We don’t think we are asking too much of intellectuals from France and other western countries, or of progressive forces, to protest at the policy of drawing closer to the Islamic Republic. While Khatami is clearly not Khamenei’, he cannot, and should not be allowed to dissociate himself form the crimes of that state, and remain a president of that very state.
This is the least a people could expect from their friends abroad, a people who a year on are still awaiting the official verdict on who was responsible for the wave of murders last winter, or for the foiled attempt to plunge the bus carrying over 30 writers to a conference in Armenia.
The murderers, and those responsible for beating students remain in the shadows, while the students who were chucked out of dormitory windows and knifed are being tried behind closed doors by the dozen, for protesting at the treatment they received. The ordinary people of Iran are angry that instead of the murderers and hezbollahi thugs, students protesting at the dictatorship and calling for democratic freedoms are being thrown into prison.

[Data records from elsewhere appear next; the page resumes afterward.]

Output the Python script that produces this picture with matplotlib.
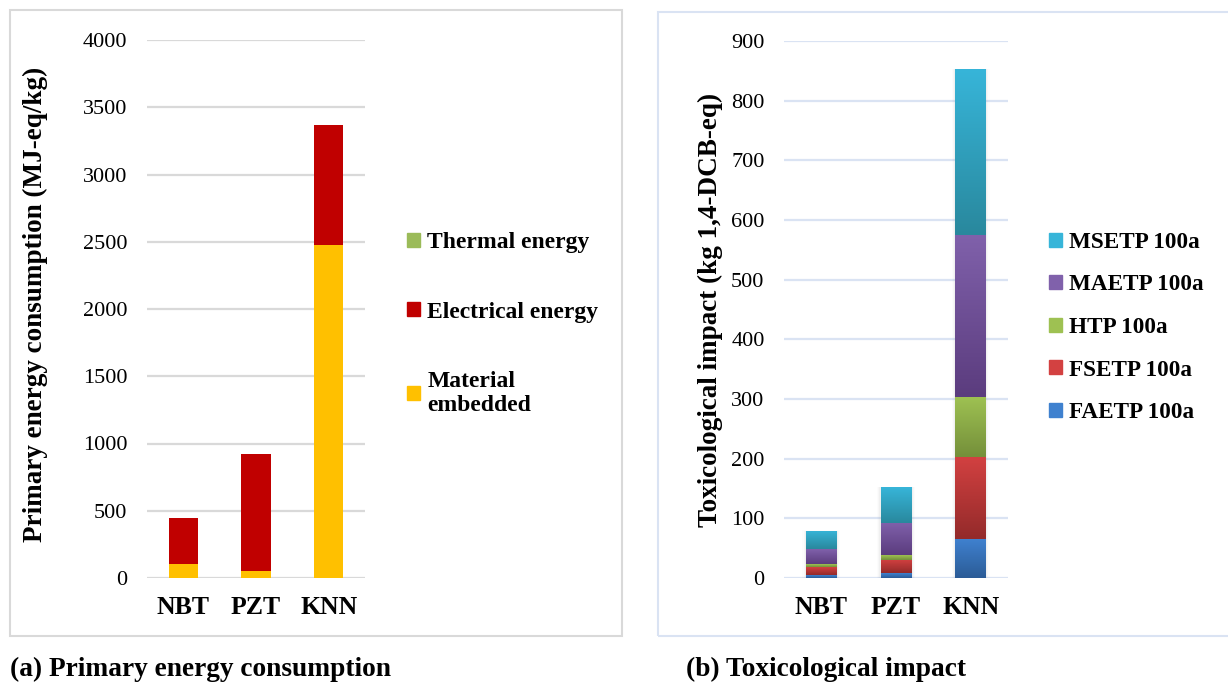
import numpy as np
import matplotlib
matplotlib.use('Agg')
import matplotlib.pyplot as plt
from matplotlib.patches import Rectangle, Patch
from matplotlib.colors import LinearSegmentedColormap

# ── 데이터 ────────────────────────────────────────────────
materials = ["NBT", "PZT", "KNN"]

# (a) primary energy (MJ-eq/kg)
energy_material   = [104, 52, 2476]
energy_electrical = [341, 870, 892]
energy_thermal    = [0, 0, 0]

# (b) toxicological impact (kg 1,4-DCB-eq)
tox_faetp = [5, 8, 65]
tox_fsetp = [13, 22, 138]
tox_htp   = [5, 8, 100]
tox_maetp = [25, 54, 272]
tox_msetp = [31, 60, 278]

energy_ticks = [0, 500, 1000, 1500, 2000, 2500, 3000, 3500, 4000]
tox_ticks = [0, 100, 200, 300, 400, 500, 600, 700, 800, 900]

# ── 스타일 ────────────────────────────────────────────────
plt.rcParams['font.family'] = ['Liberation Serif', 'DejaVu Serif']
W, H = 1228, 686
fig = plt.figure(figsize=(W / 100, H / 100), dpi=100)

def fx(px):
    return px / W

def fy(py):
    return 1 - py / H

# panel boxes
fig.patches.append(Rectangle((fx(10), fy(636)), fx(612), 626 / H,
                             transform=fig.transFigure, fill=False,
                             edgecolor="#d9d9d9", lw=1.5))
fig.patches.append(Rectangle((fx(658), fy(636)), fx(600), 624 / H,
                             transform=fig.transFigure, fill=False,
                             edgecolor="#dae3f3", lw=1.5))

ax1 = fig.add_axes([fx(147), fy(578), fx(218), 538 / H])
ax2 = fig.add_axes([fx(784), fy(578), fx(224), 537 / H])

x = np.arange(len(materials))

def style_axes(ax, ticks, grid_color):
    ax.set_xlim(-0.5, 2.5)
    ax.set_ylim(0, ticks[-1])
    ax.set_yticks(ticks)
    ax.set_xticks(x)
    ax.set_xticklabels(materials, fontsize=18.5, fontweight="bold")
    for lab in ax.get_yticklabels():
        lab.set_fontsize(16)
    for s in ax.spines.values():
        s.set_visible(False)
    ax.tick_params(axis="both", length=0)
    ax.tick_params(axis="y", pad=14)
    ax.tick_params(axis="x", pad=13)
    for t in ticks:
        ax.axhline(t, color=grid_color, lw=1.6, zorder=0)

# ── (a) ───────────────────────────────────────────────────
bw = 0.4
b_mat = np.array(energy_material, dtype=float)
b_ele = b_mat + np.array(energy_electrical)
h_mat = ax1.bar(x, energy_material, bw, color="#ffc000", zorder=2)
h_ele = ax1.bar(x, energy_electrical, bw, bottom=b_mat, color="#c00000", zorder=2)
h_th = ax1.bar(x, energy_thermal, bw, bottom=b_ele, color="#9bbb59", zorder=2)
style_axes(ax1, energy_ticks, "#d9d9d9")
ax1.set_ylabel("Primary energy consumption (MJ-eq/kg)", fontsize=19.5,
               fontweight="bold")
ax1.yaxis.set_label_coords(-0.456, 0.508)

leg1 = fig.legend([Patch(color="#9bbb59"), Patch(color="#c00000"), Patch(color="#ffc000")],
                  ["Thermal energy", "Electrical energy", "Material\nembedded"],
                  loc="upper left", bbox_to_anchor=(fx(386), fy(211)),
                  frameon=False, prop={"weight": "bold", "size": 17},
                  handlelength=0.55, handleheight=0.55, handletextpad=0.3,
                  labelspacing=2.05)

# ── (b) ───────────────────────────────────────────────────
tox_series = [tox_faetp, tox_fsetp, tox_htp, tox_maetp, tox_msetp]
tox_names = ["FAETP 100a", "FSETP 100a", "HTP 100a", "MAETP 100a", "MSETP 100a"]
tox_light = ["#3f81cf", "#d34141", "#9ec152", "#8061ab", "#37b5d9"]
tox_dark = ["#2b5b96", "#932a2a", "#748f3a", "#5b3c7e", "#29889d"]

bw2 = 0.415
totals = np.sum(tox_series, axis=0)
# soft shadow
for k, a in [(0.09, 0.025), (0.06, 0.035), (0.03, 0.05)]:
    ax2.bar(x, totals + 900 * k * 0.04, bw2 + k, bottom=-900 * k * 0.03,
            color="gray", alpha=a, lw=0, zorder=1)

bottom = np.zeros(len(materials))
grad = np.linspace(0, 1, 256).reshape(-1, 1)
for vals, lc, dc in zip(tox_series, tox_light, tox_dark):
    cmap = LinearSegmentedColormap.from_list("g", [dc, lc])
    bars = ax2.bar(x, vals, bw2, bottom=bottom, color="none", lw=0, zorder=2)
    for p in bars:
        x0, y0 = p.get_x(), p.get_y()
        w, h = p.get_width(), p.get_height()
        if h <= 0:
            continue
        im = ax2.imshow(grad, cmap=cmap, origin="lower", aspect="auto",
                        extent=[x0, x0 + w, y0, y0 + h], zorder=2)
        im.set_clip_path(p)
    bottom = bottom + np.array(vals)

style_axes(ax2, tox_ticks, "#dae3f3")
ax2.set_ylabel("Toxicological impact (kg 1,4-DCB-eq)", fontsize=19.5,
               fontweight="bold")
ax2.yaxis.set_label_coords(-0.272, 0.5)

handles2 = [Patch(color=c) for c in tox_light][::-1]
leg2 = fig.legend(handles2, tox_names[::-1],
                  loc="upper left", bbox_to_anchor=(fx(1028), fy(211)),
                  frameon=False, prop={"weight": "bold", "size": 16.7},
                  handlelength=0.55, handleheight=0.55, handletextpad=0.3,
                  labelspacing=0.93)

# ── 캡션 ─────────────────────────────────────────────────
fig.text(fx(10), fy(669), "(a) Primary energy consumption", fontsize=19.7,
         fontweight="bold", va="center", ha="left")
fig.text(fx(686), fy(669), "(b) Toxicological impact", fontsize=19.7,
         fontweight="bold", va="center", ha="left")

fig.savefig("out.png", dpi=100)
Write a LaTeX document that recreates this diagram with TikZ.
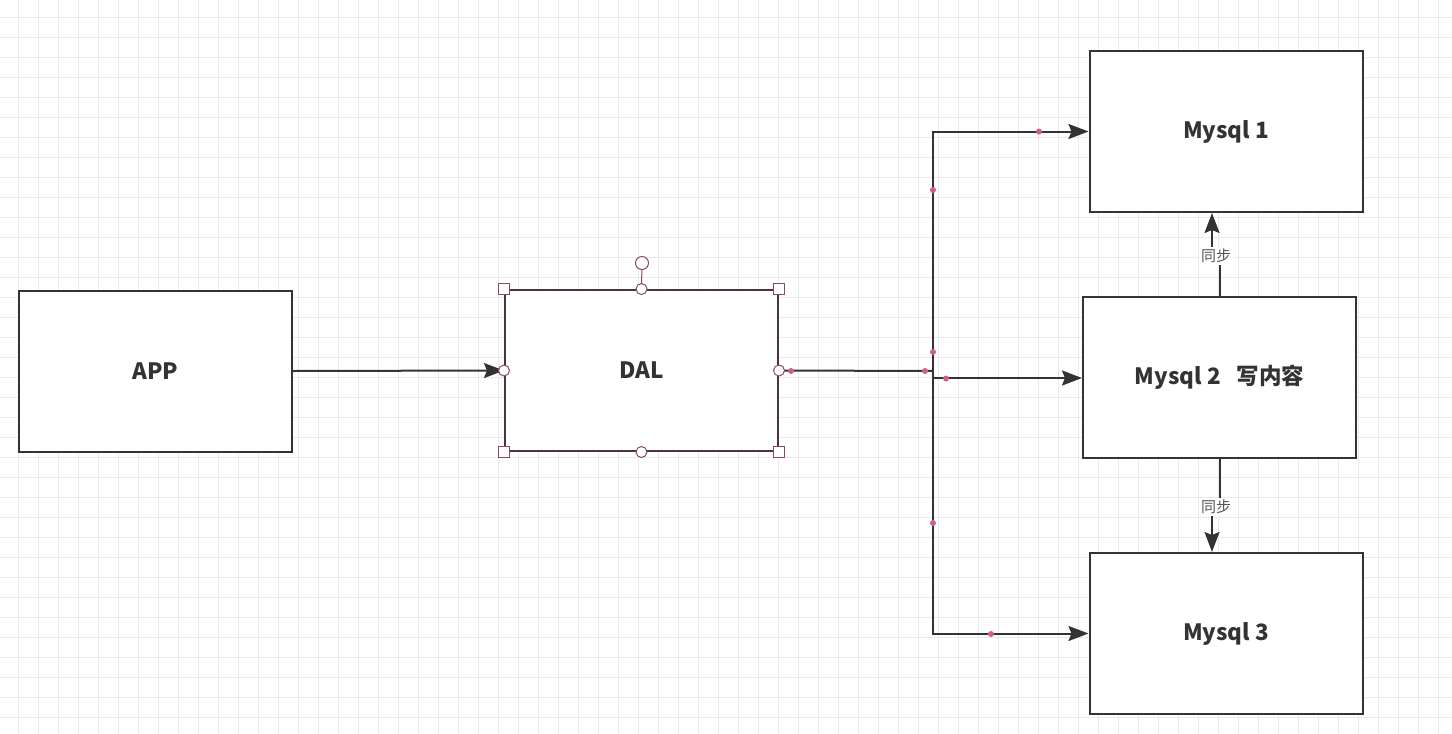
\documentclass[tikz,border=0pt]{standalone}
\usepackage{fontspec}
\setmainfont{Noto Sans CJK SC}
\usetikzlibrary{arrows.meta}
\definecolor{gridc}{HTML}{EAEAEA}
\definecolor{boxc}{HTML}{333333}
\definecolor{selc}{HTML}{4A3438}
\definecolor{handc}{HTML}{8A4A5A}
\definecolor{dotc}{HTML}{D2607C}
\definecolor{textc}{HTML}{333333}
\definecolor{lblc}{HTML}{555555}
\tikzset{
  gridline/.style={draw=gridc, line width=0.7pt},
  box/.style={draw=boxc, line width=2pt, fill=white, minimum width=273pt, minimum height=161pt,
    font=\bfseries\fontsize{22.5}{26}\selectfont, text=textc, inner sep=0pt},
  wire/.style={draw=boxc, line width=2pt},
  conn/.style={wire, -{Stealth[length=20pt,width=15pt,inset=3pt]}},
  synclbl/.style={fill=white, inner sep=2pt, text=lblc, font=\fontsize{15}{17}\selectfont},
  sqhandle/.style={draw=handc, fill=white, line width=1pt, minimum size=10.5pt, inner sep=0pt},
  cirhandle/.style={draw=handc, fill=white, line width=1pt, circle, minimum size=11pt, inner sep=0pt},
  pdot/.style={fill=dotc, circle, minimum size=6pt, inner sep=0pt},
}
\begin{document}
\begin{tikzpicture}[x=1pt,y=-1pt]
\useasboundingbox (0,0) rectangle (1452,734);
\fill[white] (0,0) rectangle (1452,734);
% grid
\foreach \gx in {18,38,...,1452} \draw[gridline] (\gx,0) -- (\gx,734);
\foreach \gy in {17,37,...,734} \draw[gridline] (0,\gy) -- (1452,\gy);

% boxes
\node[box] (app) at (155.5,371) {APP};
\node[box, draw=selc] (dal) at (641.5,370.5) {DAL};
\node[box] (m1) at (1226,131.5) {Mysql 1};
\node[box] (m2) at (1219.5,377.5) {Mysql 2\hspace{0.7em}写内容};
\node[box] (m3) at (1226,633.5) {Mysql 3};

% connectors
\coordinate (j) at (933,371);
\coordinate (j2) at (933,378);
\draw[conn] (app.east) -- (dal.west);
\draw[wire] (dal.east) -- (j);
\draw[conn] (j) |- (m1.west);
\draw[conn] (j) |- (m3.west);
\draw[wire] (j) -- (j2);
\draw[conn] (j2) -- (j2 -| m2.west);

% sync arrows
\coordinate (xa) at (1212,0);
\coordinate (xb) at (1220,0);
\node[synclbl] (s1) at (1216,256) {同步};
\node[synclbl] (s2) at (1216,507) {同步};
\draw[wire] (m2.north -| xb) -- (s1.south -| xb);
\draw[conn] (s1.north -| xa) -- (m1.south -| xa);
\draw[wire] (m2.south -| xb) -- (s2.north -| xb);
\draw[conn] (s2.south -| xa) -- (m3.north -| xa);

% selection handles on DAL
\coordinate (rot) at (642,263);
\draw[draw=handc, line width=1pt] (dal.north) -- (rot);
\node[cirhandle, minimum size=13pt] (rh) at (rot) {};
\node[sqhandle] (h1) at (dal.north west) {};
\node[sqhandle] (h2) at (dal.north east) {};
\node[sqhandle] (h3) at (dal.south west) {};
\node[sqhandle] (h4) at (dal.south east) {};
\node[cirhandle] (c1) at (dal.north) {};
\node[cirhandle] (c2) at (dal.south) {};
\node[cirhandle] (c3) at (dal.west) {};
\node[cirhandle] (c4) at (dal.east) {};

% waypoint dots
\node[pdot] (d1) at (791,371) {};
\node[pdot] (d2) at (925,371) {};
\node[pdot] (d3) at (933,352) {};
\node[pdot] (d4) at (946,378.5) {};
\node[pdot] (d5) at (933,190) {};
\node[pdot] (d6) at (1039,131.5) {};
\node[pdot] (d7) at (933,523) {};
\node[pdot] (d8) at (991,634) {};
\end{tikzpicture}
\end{document}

Whichever way one looks at this, drawing closer to Iran, the tightening of official ties under whatever exigency, or in the guise of whatever interest, is not in the interest of the Iranian people.
The Islamic Republic should not be rewarded for its murderous acts against its own people. Western democracies must not be allowed to hide behind the slogan of “dialogue of civilisations” to allow the religious despotism ruling Iran to continue to “cut heads and cut off tongues” with impunity.
This is a regime with its back to the wall inside the country. We, as Iranians fighting for our freedom, do not expect it to be allowed to find a breathing space in western lands. For this we look at our natural allies for help.